Conclusion on Dashboard
The dashboard is now the primary source of revenue in the company and it will remain of vital importance. However, the goal should be to transfer the focus from Free List to Walkups, while working to improve the performance of Free List. Paid List should operate as it is operates unless it breaks out of pattern in either direction. Partnerships should be transferred to a separate Business Development Unit.
Everything done here depends on a reexamination and potential reimplementation of our pricing policy.
Business Development
Stratfor is an isolated company. It may well trace some of its success to that trait, but it will not sustain it to become viable, profitable and valuable. The sales and production model have done reasonably well in this isolation, but they have not scaled. Our current strategy not only doesn’t provide for geometric growth in sales, but doesn’t allow us to effective leverage our output or our productive capacity.
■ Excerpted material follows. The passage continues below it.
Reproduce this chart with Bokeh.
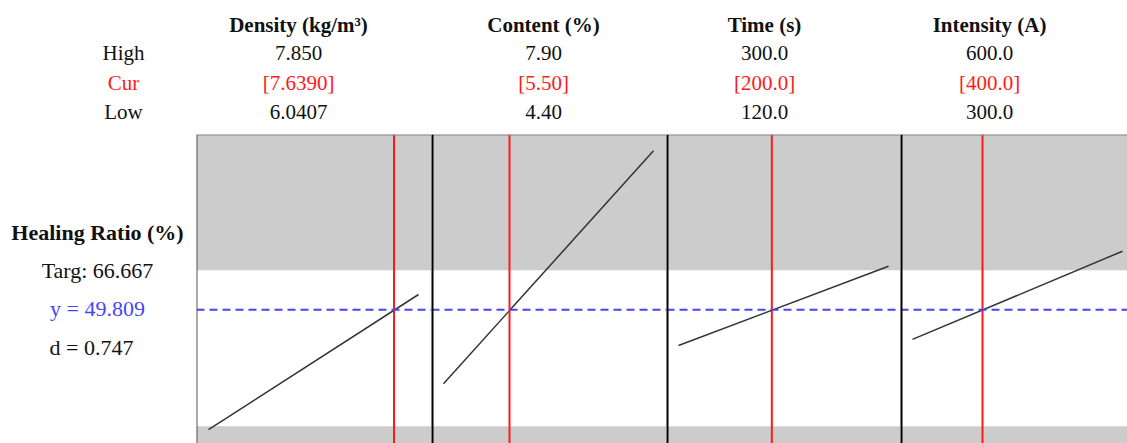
from bokeh.plotting import figure
from bokeh.layouts import row, column
from bokeh.models import Range1d, Span, BoxAnnotation
from bokeh.core.properties import value
from bokeh.embed import file_html
from bokeh.resources import INLINE

# ---------------- data ----------------
factors = ["Density (kg/m³)", "Content (%)", "Time (s)", "Intensity (A)"]
high = [7.850, 7.90, 300.0, 600.0]
cur = [7.6390, 5.50, 200.0, 400.0]
low = [6.0407, 4.40, 120.0, 300.0]
high_labels = ["7.850", "7.90", "300.0", "600.0"]
cur_labels = ["[7.6390]", "[5.50]", "[200.0]", "[400.0]"]
low_labels = ["6.0407", "4.40", "120.0", "300.0"]
resp_at_low = [-1.5, 18.1, 34.5, 37.1]
resp_at_high = [56.3, 117.8, 68.4, 74.8]
response_name = "Healing Ratio (%)"
target = 66.667
lower_bound = 0.0
y_pred = 49.809
desirability = 0.747

# ---------------- layout / style ----------------
FONT = value("Liberation Serif")
LEFT_W = 196
HEAD_H = 134
PANEL_H = 309
panel_widths = [235, 235, 234, 227]
pad_left = 12      # px between panel edge and the low setting
span_px = 210      # px from low to high setting
y_lo, y_hi = -7.4, 124.7
header_x = [298, 543, 764, 989]
row_label_x = 123
header_rows_y = [24, 52, 82, 111]
left_x = [97, 97, 97, 91]
left_y = [232, 270, 308, 347]
GREY = "#CCCCCC"
RED = "#FF1A1A"
BLUE = "#4545F5"


def bare(w, h, xr, yr):
    f = figure(width=w, height=h, x_range=xr, y_range=yr, output_backend="svg",
               toolbar_location=None, x_axis_type=None, y_axis_type=None,
               min_border=0, outline_line_color=None)
    f.xgrid.visible = False
    f.ygrid.visible = False
    return f


total_w = LEFT_W + sum(panel_widths)

# header
head = bare(total_w, HEAD_H, Range1d(0, total_w), Range1d(HEAD_H, 0))
head.text(x=header_x, y=[header_rows_y[0]] * 4, text=factors, text_font=FONT,
          text_font_size="21px", text_font_style="bold", text_align="center",
          text_baseline="middle", text_color="#111111")
for yy, labels, col in zip(header_rows_y[1:], [high_labels, cur_labels, low_labels],
                           ["#111111", RED, "#111111"]):
    head.text(x=header_x, y=[yy] * 4, text=labels, text_font=FONT, text_font_size="21px",
              text_align="center", text_baseline="middle", text_color=col)
head.text(x=[row_label_x] * 3, y=header_rows_y[1:], text=["High", "Cur", "Low"], text_font=FONT,
          text_font_size="21px", text_align="center", text_baseline="middle",
          text_color=["#111111", RED, "#111111"])

# left labels
left = bare(LEFT_W, PANEL_H, Range1d(0, LEFT_W), Range1d(HEAD_H + PANEL_H, HEAD_H))
left.text(x=left_x[:1], y=left_y[:1], text=[response_name], text_font=FONT, text_font_size="22px",
          text_font_style="bold", text_align="center", text_baseline="middle", text_color="#111111")
left.text(x=left_x[1:], y=left_y[1:],
          text=[f"Targ: {target:.3f}", f"y = {y_pred:.3f}", f"d = {desirability:.3f}"],
          text_font=FONT, text_font_size="22px", text_align="center", text_baseline="middle",
          text_color=["#111111", BLUE, "#111111"])

panels = []
for i in range(4):
    ppu = span_px / (high[i] - low[i])
    x0 = low[i] - pad_left / ppu
    x1 = x0 + panel_widths[i] / ppu
    p = bare(panel_widths[i], PANEL_H, Range1d(x0, x1), Range1d(y_lo, y_hi))
    p.background_fill_color = "white"
    p.add_layout(BoxAnnotation(bottom=target, fill_color=GREY, fill_alpha=1, line_color=None, level="underlay"))
    p.add_layout(BoxAnnotation(top=lower_bound, fill_color=GREY, fill_alpha=1, line_color=None, level="underlay"))
    p.line([low[i], high[i]], [resp_at_low[i], resp_at_high[i]], line_color="#333333", line_width=1.5)
    p.add_layout(Span(location=cur[i], dimension="height", line_color=RED, line_width=2))
    p.add_layout(Span(location=y_pred, dimension="width", line_color=BLUE, line_width=2, line_dash="8 5"))
    # borders
    p.add_layout(Span(location=y_hi, dimension="width", line_color="#888888", line_width=2))
    p.add_layout(Span(location=x0, dimension="height",
                      line_color="#555555" if i == 0 else "#000000",
                      line_width=2 if i == 0 else 4))
    panels.append(p)

layout = column(head, row(left, *panels))
open("out.html", "w").write(file_html(layout, INLINE))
In this our position is similar to small software companies in the 1980s, automobile manufacturers in the 1910s and so on. We are in a period of destruction in publishing and downturn in the economy. We are doing well in both which is an excellent sign. We are well positioned to lead among the vast array of new publishing ventures that we will see later in 2009 and 2010. We must also position ourselves to prosper in the period of consolidation behind it.